The common patterns truncate text logs in place and force a fresh journal:

bash
# Truncate auth.log to hide a session without deleting the file
: > /var/log/auth.log          # or: truncate -s 0 /var/log/auth.log

# Drop journald entries and rotate to a clean file
journalctl --rotate && journalctl --vacuum-time=1s

Redirecting : (or truncate) zeroes a text log while keeping the inode, which looks less anomalous than an rm. For the binary journal, --vacuum-time/--vacuum-size and --rotate discard old journal files; cruder actors simply rm the *.journal files or overwrite individual entries, which breaks the per-file forward-secure sealing (FSS) hash chain.

Detection & analysis

Static analysis:

  • For text logs, look for truncation tells: a file whose size is far below its rotation threshold, a modification time that postdates the last visible entry, or a logrotate sequence with a missing .1/.gz archive. Compare against the auth.log/secure timeline expected from wtmp/btmp/lastlog, which are separate binary files attackers often forget.
  • For journald, run journalctl --verify to detect a broken FSS hash chain, and inspect each *.journal file's Head/Tail sequence numbers — monotonic sequence numbers with a gap, or a journal file whose boot ID does not match recorded boots, indicates removed entries.
  • Recover deleted journals and logs from /var/log/journal/*/system@*.journal~ rotated remnants, the filesystem journal, and unallocated space. ext4magic, extundelete, and raw carving for the journal LPKSHHRH magic header frequently restore vacuumed files; rotated .gz archives often survive a live rm in shadow backups or on a separate /var snapshot.

Dynamic analysis:

  • The strongest recovery source is remote forwarding: entries shipped via rsyslog/syslog-ng to a SIEM or a systemd-journal-remote collector are out of the attacker's reach on the host. Reconcile the local timeline against the collector to enumerate exactly which entries were removed.
  • auditd records the tampering itself — truncate, unlink, and open for write against /var/log/* — in audit.log, which (if forwarded or on a separate volume) names the process and PID that performed the wipe.
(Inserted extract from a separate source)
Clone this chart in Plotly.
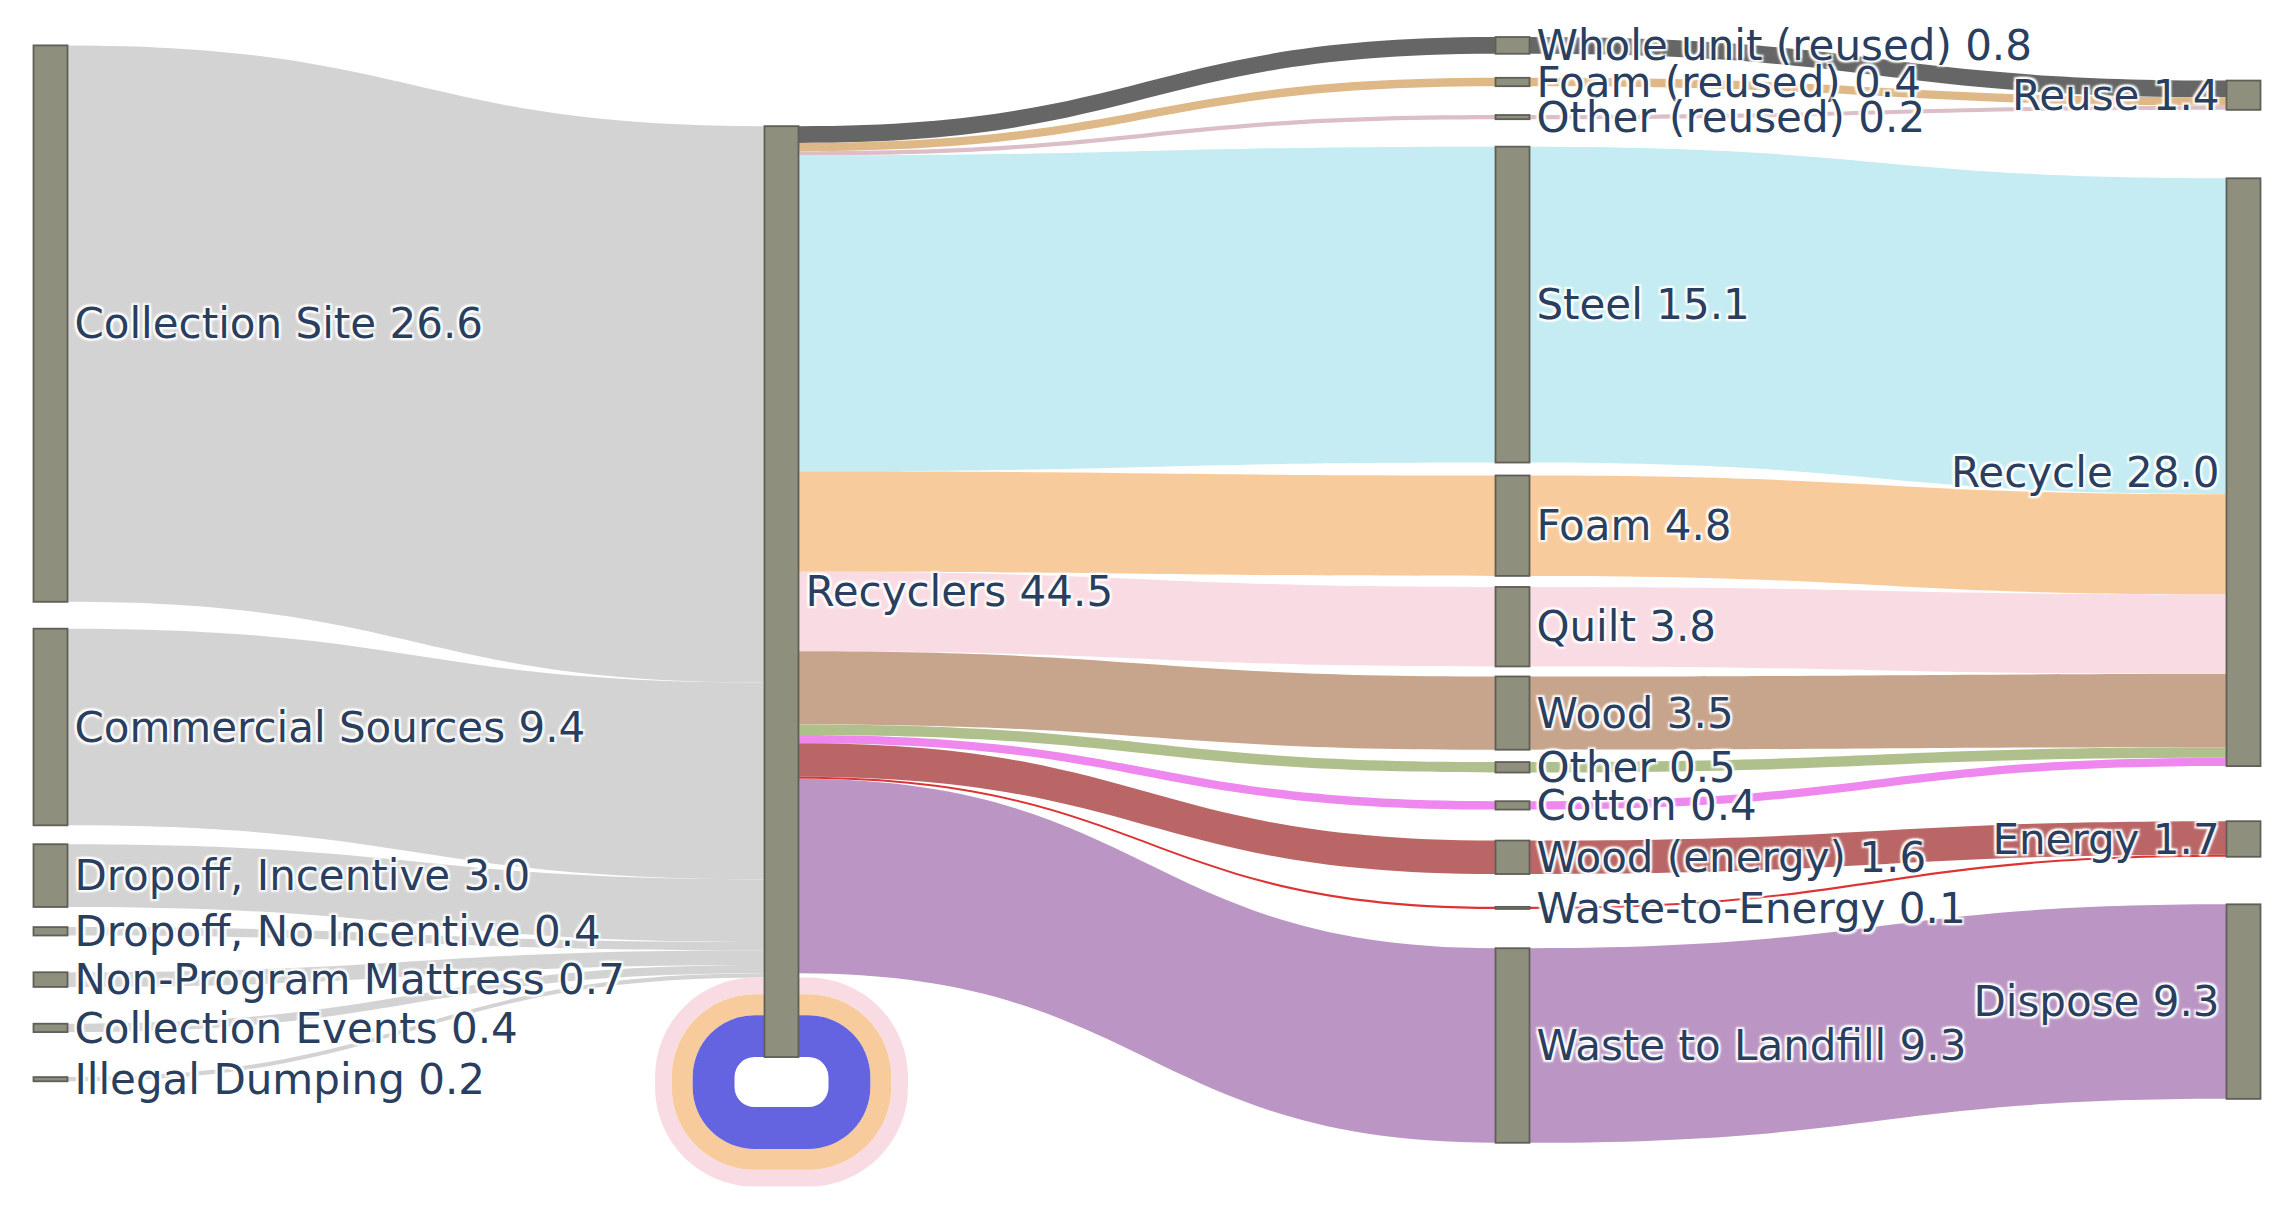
import plotly.graph_objects as go

# The figure is laid out at half size and shown with a 2x page zoom,
# so that it fills the 2296 x 1206 window like a scale-2 export.
S = 2
W, H = 2296 // S, 1206 // S
MB = 42  # bottom margin (CSS px), leaves room for the self-loop
HD = H - MB

node_labels = [
    "Collection Site 26.6", "Commercial Sources 9.4", "Dropoff, Incentive 3.0",
    "Dropoff, No Incentive 0.4", "Non-Program Mattress 0.7", "Collection Events 0.4",
    "Illegal Dumping 0.2",
    "Recyclers 44.5",
    "Whole unit (reused) 0.8", "Foam (reused) 0.4", "Other (reused) 0.2",
    "Steel 15.1", "Foam 4.8", "Quilt 3.8", "Wood 3.5", "Other 0.5", "Cotton 0.4",
    "Wood (energy) 1.6", "Waste-to-Energy 0.1", "Waste to Landfill 9.3",
    "Reuse 1.4", "Recycle 28.0", "Energy 1.7", "Dispose 9.3",
]

# sources -> Recyclers
src_ids = [0, 1, 2, 3, 4, 5, 6]
src_vals = [26.6, 9.4, 3.0, 0.4, 0.7, 0.4, 0.2]

# Recyclers -> materials -> destinations
mat_ids = [8, 9, 10, 11, 12, 13, 14, 15, 16, 17, 18, 19]
mat_vals = [0.8, 0.4, 0.2, 15.1, 4.8, 3.8, 3.5, 0.5, 0.4, 1.6, 0.1, 9.3]
mat_colors = ["#666666", "#deb887", "#dcbec8", "#c4ecf2", "#f7cb9c", "#f9dce3",
              "#c7a48c", "#b0c08c", "#ee88ee", "#bb6666", "#dd3333", "#bb96c4"]
mat_dest = [20, 20, 20, 21, 21, 21, 21, 21, 21, 22, 22, 23]

# Recyclers -> Recyclers (loops)
loop_vals = [0.8, 1.0, 2.0]
loop_colors = ["#f9dce3", "#f7cb9c", "#6464e1"]

# ---- layout of the node columns (node centres, in screen pixels) ----
col_x = [50.5, 781.5, 1512.5, 2243.5]
node_col = [0] * 7 + [1] + [2] * 12 + [3] * 4
node_cy = [323.6, 727.0, 875.6, 931.3, 979.6, 1027.9, 1079.2,
           591.6,
           45.4, 82.0, 117.1, 304.6, 525.7, 626.7, 713.1, 767.3, 805.4, 857.3, 907.9, 1045.5,
           95.2, 472.2, 839.0, 1001.6]
node_x = [(col_x[c] / S) / W for c in node_col]
node_y = [(cy / S) / HD for cy in node_cy]

source, target, value, color = [], [], [], []
for i, v in zip(src_ids, src_vals):
    source.append(i); target.append(7); value.append(v); color.append("#d3d3d3")
for i, v, c in zip(mat_ids, mat_vals, mat_colors):
    source.append(7); target.append(i); value.append(v); color.append(c)
for i, v, c, d in zip(mat_ids, mat_vals, mat_colors, mat_dest):
    source.append(i); target.append(d); value.append(v); color.append(c)
for v, c in zip(loop_vals, loop_colors):
    source.append(7); target.append(7); value.append(v); color.append(c)

fig = go.Figure(go.Sankey(
    arrangement="snap",
    node=dict(
        label=node_labels,
        x=node_x, y=node_y,
        color="#8f8f7e",
        line=dict(color="#5f5f58", width=0.9),
        pad=2.78,
        thickness=17,
    ),
    link=dict(source=source, target=target, value=value, color=color,
              line=dict(color="rgba(0,0,0,0)", width=0)),
    textfont=dict(family="Verdana, DejaVu Sans, sans-serif", size=21, color="#2a3f5f"),
))
fig.update_layout(
    width=W, height=H,
    margin=dict(l=0, r=0, t=0, b=MB),
    paper_bgcolor="white",
)
fig.write_html(
    "out.html",
    config={"displayModeBar": False},
    post_script="document.body.style.margin='0';document.body.style.zoom='%d';" % S,
)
Detection rule hint: Alert on any non-logrotate, non-rsyslogd process truncating, unlinking, or opening files under /var/log for write, and on journalctl --vacuum*/--rotate or rm of *.journal outside maintenance. Always pull the same window from your remote syslog collector and run journalctl --verify; reconstructing the removed entries from the forwarder and carving rotated journals is what re-establishes the intrusion timeline.